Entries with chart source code
-*-
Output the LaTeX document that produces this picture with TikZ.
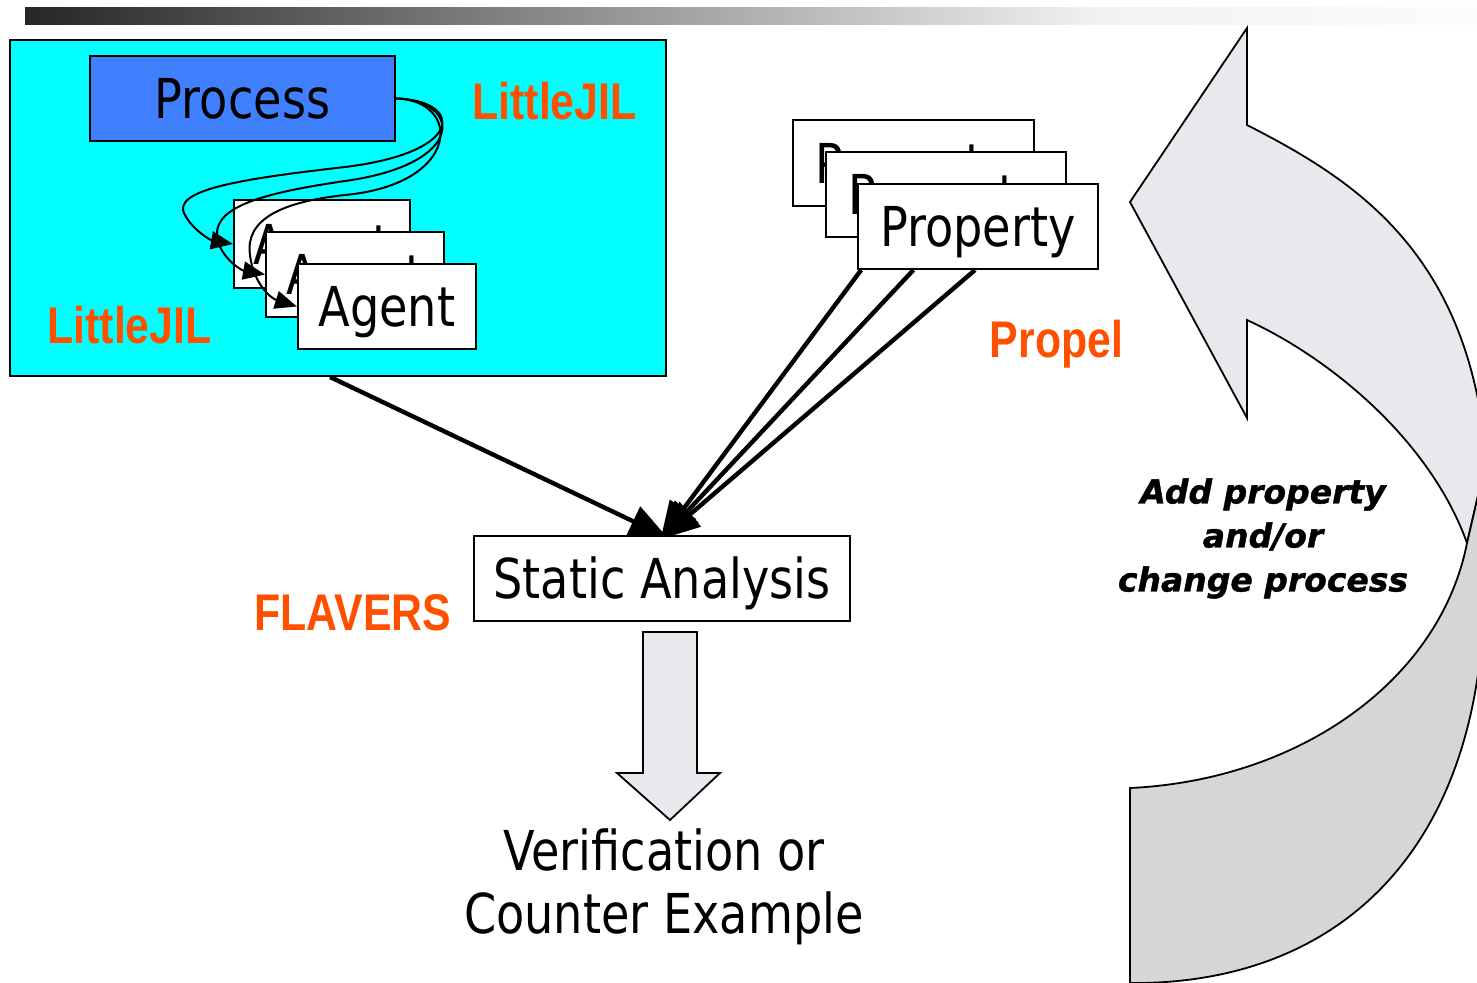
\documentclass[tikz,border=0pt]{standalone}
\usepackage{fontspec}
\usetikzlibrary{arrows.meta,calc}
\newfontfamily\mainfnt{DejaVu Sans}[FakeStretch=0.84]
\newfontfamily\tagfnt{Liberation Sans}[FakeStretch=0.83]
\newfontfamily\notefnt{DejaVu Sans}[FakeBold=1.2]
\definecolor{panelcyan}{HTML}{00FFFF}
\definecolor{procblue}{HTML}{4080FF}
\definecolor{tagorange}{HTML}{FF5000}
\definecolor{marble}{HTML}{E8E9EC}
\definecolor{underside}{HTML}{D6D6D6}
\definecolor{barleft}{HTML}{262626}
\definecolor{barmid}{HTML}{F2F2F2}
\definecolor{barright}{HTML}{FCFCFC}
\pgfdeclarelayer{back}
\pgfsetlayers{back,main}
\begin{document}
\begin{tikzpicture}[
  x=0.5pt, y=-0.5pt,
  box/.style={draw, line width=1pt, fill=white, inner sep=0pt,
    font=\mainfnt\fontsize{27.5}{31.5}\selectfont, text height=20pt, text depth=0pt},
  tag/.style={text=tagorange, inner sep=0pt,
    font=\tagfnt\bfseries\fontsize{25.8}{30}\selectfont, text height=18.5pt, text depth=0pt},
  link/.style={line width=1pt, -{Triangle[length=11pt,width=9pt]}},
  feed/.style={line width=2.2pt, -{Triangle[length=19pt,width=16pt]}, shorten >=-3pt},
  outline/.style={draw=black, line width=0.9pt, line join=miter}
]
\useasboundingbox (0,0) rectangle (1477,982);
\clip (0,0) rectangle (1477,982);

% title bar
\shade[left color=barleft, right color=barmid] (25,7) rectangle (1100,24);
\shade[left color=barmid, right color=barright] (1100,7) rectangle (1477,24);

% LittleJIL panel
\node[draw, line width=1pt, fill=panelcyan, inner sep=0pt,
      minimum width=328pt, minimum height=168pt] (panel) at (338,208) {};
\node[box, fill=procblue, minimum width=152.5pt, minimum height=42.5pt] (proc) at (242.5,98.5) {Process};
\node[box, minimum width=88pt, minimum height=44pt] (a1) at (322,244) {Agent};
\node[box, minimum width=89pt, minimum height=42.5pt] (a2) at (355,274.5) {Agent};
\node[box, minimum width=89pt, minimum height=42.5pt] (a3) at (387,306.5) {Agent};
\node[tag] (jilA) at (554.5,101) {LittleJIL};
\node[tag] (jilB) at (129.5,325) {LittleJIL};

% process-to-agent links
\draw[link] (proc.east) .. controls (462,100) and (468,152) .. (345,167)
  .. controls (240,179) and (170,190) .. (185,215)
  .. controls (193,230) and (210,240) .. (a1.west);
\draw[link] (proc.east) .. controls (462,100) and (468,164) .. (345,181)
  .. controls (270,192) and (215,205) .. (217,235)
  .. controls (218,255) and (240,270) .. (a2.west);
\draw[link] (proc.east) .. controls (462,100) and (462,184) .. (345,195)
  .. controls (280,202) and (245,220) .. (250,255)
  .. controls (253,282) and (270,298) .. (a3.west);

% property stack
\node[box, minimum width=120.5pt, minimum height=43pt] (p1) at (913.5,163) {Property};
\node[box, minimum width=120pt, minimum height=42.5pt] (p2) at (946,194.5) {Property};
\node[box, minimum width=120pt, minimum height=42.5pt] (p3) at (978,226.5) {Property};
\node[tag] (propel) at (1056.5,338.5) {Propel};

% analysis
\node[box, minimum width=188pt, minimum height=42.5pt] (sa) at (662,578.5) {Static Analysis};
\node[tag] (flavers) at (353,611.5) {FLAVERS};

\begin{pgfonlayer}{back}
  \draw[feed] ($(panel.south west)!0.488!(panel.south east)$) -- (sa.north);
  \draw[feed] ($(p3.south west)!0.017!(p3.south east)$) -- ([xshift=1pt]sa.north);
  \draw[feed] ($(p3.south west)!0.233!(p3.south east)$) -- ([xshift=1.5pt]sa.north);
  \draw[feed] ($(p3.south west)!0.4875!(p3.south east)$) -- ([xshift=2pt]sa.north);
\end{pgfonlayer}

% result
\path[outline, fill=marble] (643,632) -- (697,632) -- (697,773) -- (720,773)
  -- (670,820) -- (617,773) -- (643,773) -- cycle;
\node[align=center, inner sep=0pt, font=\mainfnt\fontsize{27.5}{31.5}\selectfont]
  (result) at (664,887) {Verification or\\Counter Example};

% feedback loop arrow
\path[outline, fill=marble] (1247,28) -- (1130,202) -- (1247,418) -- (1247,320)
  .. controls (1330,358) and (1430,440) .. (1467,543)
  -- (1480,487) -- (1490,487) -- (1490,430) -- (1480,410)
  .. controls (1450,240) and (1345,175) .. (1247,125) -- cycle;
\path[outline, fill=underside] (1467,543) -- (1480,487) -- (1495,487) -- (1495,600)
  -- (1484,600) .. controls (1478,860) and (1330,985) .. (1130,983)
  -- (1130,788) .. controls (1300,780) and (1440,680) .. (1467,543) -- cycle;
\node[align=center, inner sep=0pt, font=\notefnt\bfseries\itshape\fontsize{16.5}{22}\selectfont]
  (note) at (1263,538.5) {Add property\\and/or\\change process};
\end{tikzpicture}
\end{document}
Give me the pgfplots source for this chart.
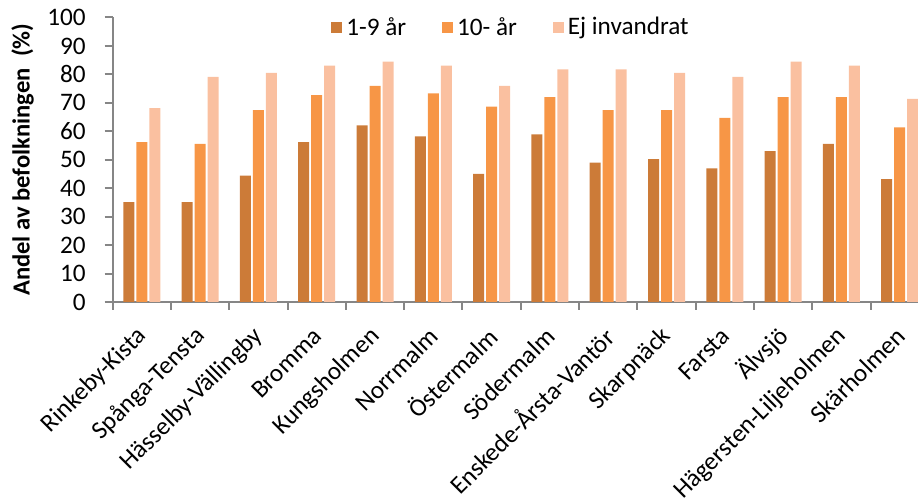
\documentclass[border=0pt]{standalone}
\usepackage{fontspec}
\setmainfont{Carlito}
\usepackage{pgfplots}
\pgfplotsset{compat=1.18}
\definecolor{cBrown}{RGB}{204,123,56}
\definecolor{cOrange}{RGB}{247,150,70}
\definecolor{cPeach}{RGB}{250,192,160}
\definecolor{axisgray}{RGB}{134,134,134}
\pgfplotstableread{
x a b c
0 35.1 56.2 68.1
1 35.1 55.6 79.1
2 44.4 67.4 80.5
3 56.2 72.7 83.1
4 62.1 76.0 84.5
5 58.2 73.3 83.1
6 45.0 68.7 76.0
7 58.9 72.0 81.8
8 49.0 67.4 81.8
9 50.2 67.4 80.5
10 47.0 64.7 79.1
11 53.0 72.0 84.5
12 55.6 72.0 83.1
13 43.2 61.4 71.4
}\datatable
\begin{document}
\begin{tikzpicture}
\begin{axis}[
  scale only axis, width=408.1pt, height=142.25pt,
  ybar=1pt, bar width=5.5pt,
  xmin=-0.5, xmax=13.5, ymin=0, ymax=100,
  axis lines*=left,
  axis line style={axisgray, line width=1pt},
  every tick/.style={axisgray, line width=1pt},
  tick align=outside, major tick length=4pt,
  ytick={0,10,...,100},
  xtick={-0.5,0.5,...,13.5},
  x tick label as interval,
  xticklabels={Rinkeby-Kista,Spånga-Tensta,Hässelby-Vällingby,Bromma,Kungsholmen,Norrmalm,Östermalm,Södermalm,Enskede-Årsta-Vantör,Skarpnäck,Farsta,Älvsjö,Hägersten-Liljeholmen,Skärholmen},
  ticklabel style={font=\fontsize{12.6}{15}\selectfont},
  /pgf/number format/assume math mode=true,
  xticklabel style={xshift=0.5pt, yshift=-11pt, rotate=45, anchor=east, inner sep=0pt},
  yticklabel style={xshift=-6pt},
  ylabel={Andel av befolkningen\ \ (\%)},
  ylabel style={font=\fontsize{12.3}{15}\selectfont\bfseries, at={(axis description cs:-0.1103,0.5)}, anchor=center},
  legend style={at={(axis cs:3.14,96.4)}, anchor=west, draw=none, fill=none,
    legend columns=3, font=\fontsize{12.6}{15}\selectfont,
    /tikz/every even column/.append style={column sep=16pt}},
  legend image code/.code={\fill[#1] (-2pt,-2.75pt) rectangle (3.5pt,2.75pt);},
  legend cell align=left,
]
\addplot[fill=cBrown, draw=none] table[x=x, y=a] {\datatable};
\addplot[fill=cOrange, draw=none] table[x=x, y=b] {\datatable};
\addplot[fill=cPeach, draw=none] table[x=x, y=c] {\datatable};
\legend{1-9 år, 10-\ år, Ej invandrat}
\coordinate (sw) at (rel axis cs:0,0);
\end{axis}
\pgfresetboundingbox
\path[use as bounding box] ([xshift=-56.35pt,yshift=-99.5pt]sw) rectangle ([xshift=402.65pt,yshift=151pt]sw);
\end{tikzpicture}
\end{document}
-*-
> [Your task] Give the number of lines that hold the word "this" in these records, with nothing added.

> [Answer below] 2